Movitz v. Fiesta Investments, LLC (In re Ehmann), 319 B.R. 200 (Bankr.D.Ariz. 2005) follows the same analysis. Again, the court reviewed the operating agreement. The court stated that:
While Fiesta undoubtedly owes many obligations to its members pursuant to the Operating Agreement, for the contract to be executory there would also have to be some material obligation owing to the company by the member. Moreover, such member's obligation must be so material that if the member did not perform it, Fiesta would owe no further obligations to that member.
Id. at 204. It found no such obligations on the part of the debtor and held that the operating agreement was not an executory contract.
In re Daugherty Construction, Inc., 188 B.R. 607 (Bankr.D.Neb.1995) applied the same analysis, but to different facts. The court found that all members had a continuing obligation to participate in management and to contribute capital. One member had an obligation to provide general contractor services and to make a cash collateral contribution. Two other members were obligated to contribute developer services. The court concluded that "the unperformed obligations of LLC members inter se are executory obligations which, if not performed, would constitute a material breach excusing performance by other members." Id. at 612. It held that the operating agreement was an executory contract.
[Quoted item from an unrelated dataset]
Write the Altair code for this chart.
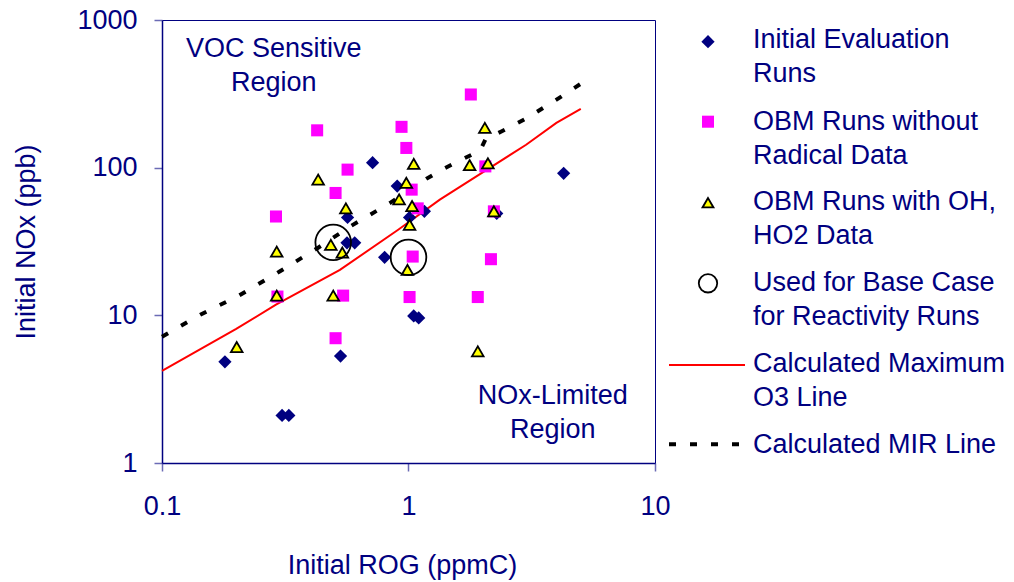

Broyhill v. DeLuca (In re DeLuca), 194 B.R. 65 (Bankr.E.D.Va.1996) follows the same analysis and, based on the facts of the case, also held that the operating agreement was an executory contract. It stated:
Upon careful consideration, this court concludes that the operating agreement . . . is an executory contract, since the object of the agreement the development of the Parc City Center project has not yet been accomplished and the parties have on-going duties and responsibilities to bring the project to a successful conclusion.
Id. at 77.
The analysis used to determine whether a particular limited liability company operating agreement is an executory contract under Bankruptcy Code § 365(e)(1) is clear. There is no per se rule. Each operating agreement is separately analyzed. The courts, utilizing the Countryman definition, examine the operating agreement to determine whether there are unperformed obligations on the part of the parties. If not, the operating agreement is not an executory contract. Garrison-Ashburn; Capital Acquisitions; Fiesta. If there are unperformed obligations of both the debtor and the other party or parties, the court must determine whether, if not performed, non-performance would constitute a material breach excusing the other party from further performance. If so, the operating agreement is an executory contract. Daugherty; DeLuca. The reported cases go no further. None, after determining that an operating agreement is an executory. .contract, evaluates the applicability of § 365(e)(2) which exempts certain executory contracts from the application of the ipso facto prohibition. That would be the final step in the analysis.
*621 The court concludes that the Endeka operating agreement is not an executory contract. Thus, § 365(e)(1) of the Bankruptcy Code is not applicable and ¶¶ 9.1 and 9.2 of the operating agreement are valid and fully enforceable.
[1] Calomiris does not discuss the impact, if any, of Bankruptcy Code § 365(e)(2)(B).